**What to do**: Skip any picture you find and retype all the remaining lines exactly.
== Dataset
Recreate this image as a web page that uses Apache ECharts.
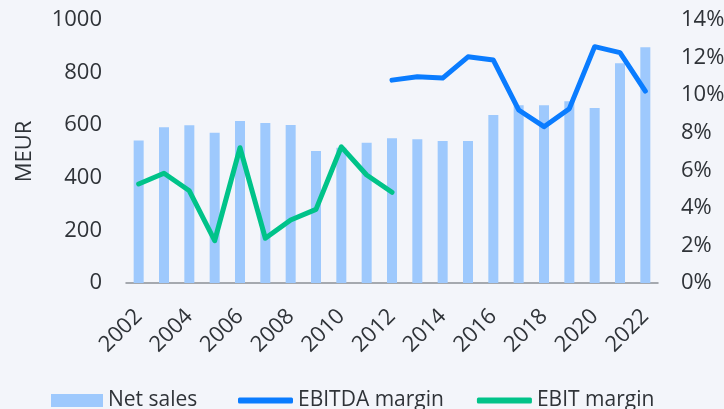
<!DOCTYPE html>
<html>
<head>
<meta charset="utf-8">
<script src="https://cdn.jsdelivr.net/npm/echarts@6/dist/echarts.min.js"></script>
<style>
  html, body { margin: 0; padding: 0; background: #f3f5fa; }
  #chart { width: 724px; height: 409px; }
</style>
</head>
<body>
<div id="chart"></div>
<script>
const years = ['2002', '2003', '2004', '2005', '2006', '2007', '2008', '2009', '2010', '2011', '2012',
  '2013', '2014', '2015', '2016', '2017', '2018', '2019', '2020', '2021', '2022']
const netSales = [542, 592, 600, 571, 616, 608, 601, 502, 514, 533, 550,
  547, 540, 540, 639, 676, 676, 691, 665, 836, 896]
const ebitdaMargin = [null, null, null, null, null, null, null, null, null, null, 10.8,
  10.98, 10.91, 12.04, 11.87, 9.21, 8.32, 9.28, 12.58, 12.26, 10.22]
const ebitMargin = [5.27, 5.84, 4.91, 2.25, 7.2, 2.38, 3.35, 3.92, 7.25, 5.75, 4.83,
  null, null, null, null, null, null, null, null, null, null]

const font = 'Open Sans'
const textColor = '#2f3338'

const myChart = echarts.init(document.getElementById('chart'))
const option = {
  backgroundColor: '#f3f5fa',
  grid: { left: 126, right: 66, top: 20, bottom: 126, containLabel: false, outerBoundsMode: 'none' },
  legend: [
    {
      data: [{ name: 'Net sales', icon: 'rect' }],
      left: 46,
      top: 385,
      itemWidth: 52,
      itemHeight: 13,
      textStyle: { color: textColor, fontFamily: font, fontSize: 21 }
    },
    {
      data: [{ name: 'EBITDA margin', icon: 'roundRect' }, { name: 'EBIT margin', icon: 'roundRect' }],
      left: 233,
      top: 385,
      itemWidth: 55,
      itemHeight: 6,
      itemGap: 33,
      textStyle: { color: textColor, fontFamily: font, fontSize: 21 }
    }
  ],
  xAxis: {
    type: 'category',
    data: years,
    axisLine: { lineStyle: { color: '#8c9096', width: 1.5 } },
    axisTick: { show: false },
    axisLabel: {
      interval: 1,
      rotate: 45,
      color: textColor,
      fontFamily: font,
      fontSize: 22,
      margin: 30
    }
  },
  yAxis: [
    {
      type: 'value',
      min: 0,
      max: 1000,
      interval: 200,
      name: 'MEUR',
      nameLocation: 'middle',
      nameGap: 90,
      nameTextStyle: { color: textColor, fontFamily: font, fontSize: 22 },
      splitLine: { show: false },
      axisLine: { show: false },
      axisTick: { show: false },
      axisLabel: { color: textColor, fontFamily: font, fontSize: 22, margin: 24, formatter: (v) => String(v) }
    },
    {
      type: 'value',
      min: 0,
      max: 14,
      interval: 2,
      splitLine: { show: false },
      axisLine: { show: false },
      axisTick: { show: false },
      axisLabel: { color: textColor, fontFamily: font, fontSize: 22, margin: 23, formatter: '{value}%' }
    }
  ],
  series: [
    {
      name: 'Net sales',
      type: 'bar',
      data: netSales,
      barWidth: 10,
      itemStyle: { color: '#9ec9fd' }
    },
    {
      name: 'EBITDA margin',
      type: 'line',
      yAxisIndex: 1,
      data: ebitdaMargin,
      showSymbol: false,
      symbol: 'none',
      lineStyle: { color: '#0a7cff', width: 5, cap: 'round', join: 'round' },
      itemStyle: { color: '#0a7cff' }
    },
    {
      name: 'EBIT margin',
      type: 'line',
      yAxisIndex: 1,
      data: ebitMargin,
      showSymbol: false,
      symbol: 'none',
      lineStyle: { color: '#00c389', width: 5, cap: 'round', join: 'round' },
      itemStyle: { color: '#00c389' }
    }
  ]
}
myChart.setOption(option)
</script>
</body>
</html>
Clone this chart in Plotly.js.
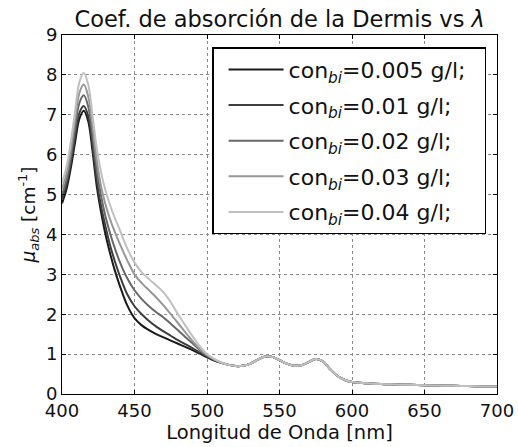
====
**Result below**:
Recreate this image as a web page that uses Apache ECharts.
<!DOCTYPE html>
<html>
<head>
<meta charset="utf-8">
<script src="https://cdn.jsdelivr.net/npm/echarts@6/dist/echarts.min.js"></script>
<style>
  html, body { margin: 0; padding: 0; background: #f3f5fa; }
  #chart { width: 724px; height: 409px; }
</style>
</head>
<body>
<div id="chart"></div>
<script>
const years = ['2002', '2003', '2004', '2005', '2006', '2007', '2008', '2009', '2010', '2011', '2012',
  '2013', '2014', '2015', '2016', '2017', '2018', '2019', '2020', '2021', '2022']
const netSales = [542, 592, 600, 571, 616, 608, 601, 502, 514, 533, 550,
  547, 540, 540, 639, 676, 676, 691, 665, 836, 896]
const ebitdaMargin = [null, null, null, null, null, null, null, null, null, null, 10.8,
  10.98, 10.91, 12.04, 11.87, 9.21, 8.32, 9.28, 12.58, 12.26, 10.22]
const ebitMargin = [5.27, 5.84, 4.91, 2.25, 7.2, 2.38, 3.35, 3.92, 7.25, 5.75, 4.83,
  null, null, null, null, null, null, null, null, null, null]

const font = 'Open Sans'
const textColor = '#2f3338'

const myChart = echarts.init(document.getElementById('chart'))
const option = {
  backgroundColor: '#f3f5fa',
  grid: { left: 126, right: 66, top: 20, bottom: 126, containLabel: false, outerBoundsMode: 'none' },
  legend: [
    {
      data: [{ name: 'Net sales', icon: 'rect' }],
      left: 46,
      top: 385,
      itemWidth: 52,
      itemHeight: 13,
      textStyle: { color: textColor, fontFamily: font, fontSize: 21 }
    },
    {
      data: [{ name: 'EBITDA margin', icon: 'roundRect' }, { name: 'EBIT margin', icon: 'roundRect' }],
      left: 233,
      top: 385,
      itemWidth: 55,
      itemHeight: 6,
      itemGap: 33,
      textStyle: { color: textColor, fontFamily: font, fontSize: 21 }
    }
  ],
  xAxis: {
    type: 'category',
    data: years,
    axisLine: { lineStyle: { color: '#8c9096', width: 1.5 } },
    axisTick: { show: false },
    axisLabel: {
      interval: 1,
      rotate: 45,
      color: textColor,
      fontFamily: font,
      fontSize: 22,
      margin: 30
    }
  },
  yAxis: [
    {
      type: 'value',
      min: 0,
      max: 1000,
      interval: 200,
      name: 'MEUR',
      nameLocation: 'middle',
      nameGap: 90,
      nameTextStyle: { color: textColor, fontFamily: font, fontSize: 22 },
      splitLine: { show: false },
      axisLine: { show: false },
      axisTick: { show: false },
      axisLabel: { color: textColor, fontFamily: font, fontSize: 22, margin: 24, formatter: (v) => String(v) }
    },
    {
      type: 'value',
      min: 0,
      max: 14,
      interval: 2,
      splitLine: { show: false },
      axisLine: { show: false },
      axisTick: { show: false },
      axisLabel: { color: textColor, fontFamily: font, fontSize: 22, margin: 23, formatter: '{value}%' }
    }
  ],
  series: [
    {
      name: 'Net sales',
      type: 'bar',
      data: netSales,
      barWidth: 10,
      itemStyle: { color: '#9ec9fd' }
    },
    {
      name: 'EBITDA margin',
      type: 'line',
      yAxisIndex: 1,
      data: ebitdaMargin,
      showSymbol: false,
      symbol: 'none',
      lineStyle: { color: '#0a7cff', width: 5, cap: 'round', join: 'round' },
      itemStyle: { color: '#0a7cff' }
    },
    {
      name: 'EBIT margin',
      type: 'line',
      yAxisIndex: 1,
      data: ebitMargin,
      showSymbol: false,
      symbol: 'none',
      lineStyle: { color: '#00c389', width: 5, cap: 'round', join: 'round' },
      itemStyle: { color: '#00c389' }
    }
  ]
}
myChart.setOption(option)
</script>
</body>
</html>
Clone this chart in Plotly.js.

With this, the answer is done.